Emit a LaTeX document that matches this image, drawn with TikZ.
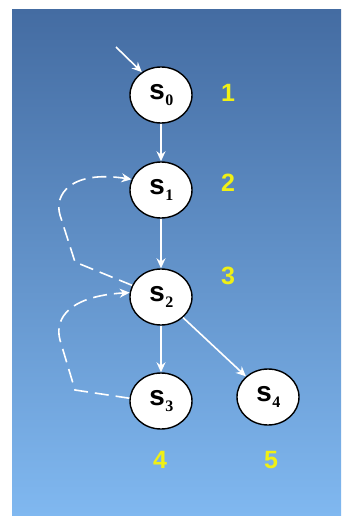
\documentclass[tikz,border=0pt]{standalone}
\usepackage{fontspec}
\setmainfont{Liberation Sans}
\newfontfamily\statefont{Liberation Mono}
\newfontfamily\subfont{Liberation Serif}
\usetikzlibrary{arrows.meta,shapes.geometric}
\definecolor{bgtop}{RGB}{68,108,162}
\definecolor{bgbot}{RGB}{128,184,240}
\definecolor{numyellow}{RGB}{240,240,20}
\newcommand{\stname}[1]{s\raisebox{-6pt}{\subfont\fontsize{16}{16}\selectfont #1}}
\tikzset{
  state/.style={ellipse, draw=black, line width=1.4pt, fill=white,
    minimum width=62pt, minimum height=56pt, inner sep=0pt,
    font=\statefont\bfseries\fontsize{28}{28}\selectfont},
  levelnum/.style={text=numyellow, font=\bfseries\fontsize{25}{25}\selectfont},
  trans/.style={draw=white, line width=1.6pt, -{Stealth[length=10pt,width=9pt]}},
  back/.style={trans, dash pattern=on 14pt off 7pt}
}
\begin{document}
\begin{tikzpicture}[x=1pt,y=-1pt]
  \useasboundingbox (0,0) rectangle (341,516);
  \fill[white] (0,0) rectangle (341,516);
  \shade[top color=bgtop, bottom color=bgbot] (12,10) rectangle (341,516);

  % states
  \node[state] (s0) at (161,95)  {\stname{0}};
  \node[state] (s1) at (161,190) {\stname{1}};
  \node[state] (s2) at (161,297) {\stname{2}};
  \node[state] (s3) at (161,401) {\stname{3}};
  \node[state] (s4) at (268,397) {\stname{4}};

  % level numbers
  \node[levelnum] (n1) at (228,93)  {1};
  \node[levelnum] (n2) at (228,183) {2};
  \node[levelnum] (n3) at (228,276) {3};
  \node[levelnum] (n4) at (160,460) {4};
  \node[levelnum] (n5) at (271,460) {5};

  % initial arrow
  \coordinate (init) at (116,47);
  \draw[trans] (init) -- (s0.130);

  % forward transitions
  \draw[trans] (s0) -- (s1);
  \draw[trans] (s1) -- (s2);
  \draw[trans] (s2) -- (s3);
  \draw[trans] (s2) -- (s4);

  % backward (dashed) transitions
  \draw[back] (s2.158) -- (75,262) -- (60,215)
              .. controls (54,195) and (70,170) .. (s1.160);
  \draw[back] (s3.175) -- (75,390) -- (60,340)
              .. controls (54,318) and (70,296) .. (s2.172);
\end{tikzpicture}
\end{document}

WRITTEN EXERCISE:
Return to the listing above and set it down exactly, leaving out its pictures.

EXERCISE RESPONSE:
Emit a LaTeX document that matches this image, drawn with TikZ.
\documentclass[tikz,border=0pt]{standalone}
\usepackage{fontspec}
\setmainfont{Liberation Sans}
\newfontfamily\statefont{Liberation Mono}
\newfontfamily\subfont{Liberation Serif}
\usetikzlibrary{arrows.meta,shapes.geometric}
\definecolor{bgtop}{RGB}{68,108,162}
\definecolor{bgbot}{RGB}{128,184,240}
\definecolor{numyellow}{RGB}{240,240,20}
\newcommand{\stname}[1]{s\raisebox{-6pt}{\subfont\fontsize{16}{16}\selectfont #1}}
\tikzset{
  state/.style={ellipse, draw=black, line width=1.4pt, fill=white,
    minimum width=62pt, minimum height=56pt, inner sep=0pt,
    font=\statefont\bfseries\fontsize{28}{28}\selectfont},
  levelnum/.style={text=numyellow, font=\bfseries\fontsize{25}{25}\selectfont},
  trans/.style={draw=white, line width=1.6pt, -{Stealth[length=10pt,width=9pt]}},
  back/.style={trans, dash pattern=on 14pt off 7pt}
}
\begin{document}
\begin{tikzpicture}[x=1pt,y=-1pt]
  \useasboundingbox (0,0) rectangle (341,516);
  \fill[white] (0,0) rectangle (341,516);
  \shade[top color=bgtop, bottom color=bgbot] (12,10) rectangle (341,516);

  % states
  \node[state] (s0) at (161,95)  {\stname{0}};
  \node[state] (s1) at (161,190) {\stname{1}};
  \node[state] (s2) at (161,297) {\stname{2}};
  \node[state] (s3) at (161,401) {\stname{3}};
  \node[state] (s4) at (268,397) {\stname{4}};

  % level numbers
  \node[levelnum] (n1) at (228,93)  {1};
  \node[levelnum] (n2) at (228,183) {2};
  \node[levelnum] (n3) at (228,276) {3};
  \node[levelnum] (n4) at (160,460) {4};
  \node[levelnum] (n5) at (271,460) {5};

  % initial arrow
  \coordinate (init) at (116,47);
  \draw[trans] (init) -- (s0.130);

  % forward transitions
  \draw[trans] (s0) -- (s1);
  \draw[trans] (s1) -- (s2);
  \draw[trans] (s2) -- (s3);
  \draw[trans] (s2) -- (s4);

  % backward (dashed) transitions
  \draw[back] (s2.158) -- (75,262) -- (60,215)
              .. controls (54,195) and (70,170) .. (s1.160);
  \draw[back] (s3.175) -- (75,390) -- (60,340)
              .. controls (54,318) and (70,296) .. (s2.172);
\end{tikzpicture}
\end{document}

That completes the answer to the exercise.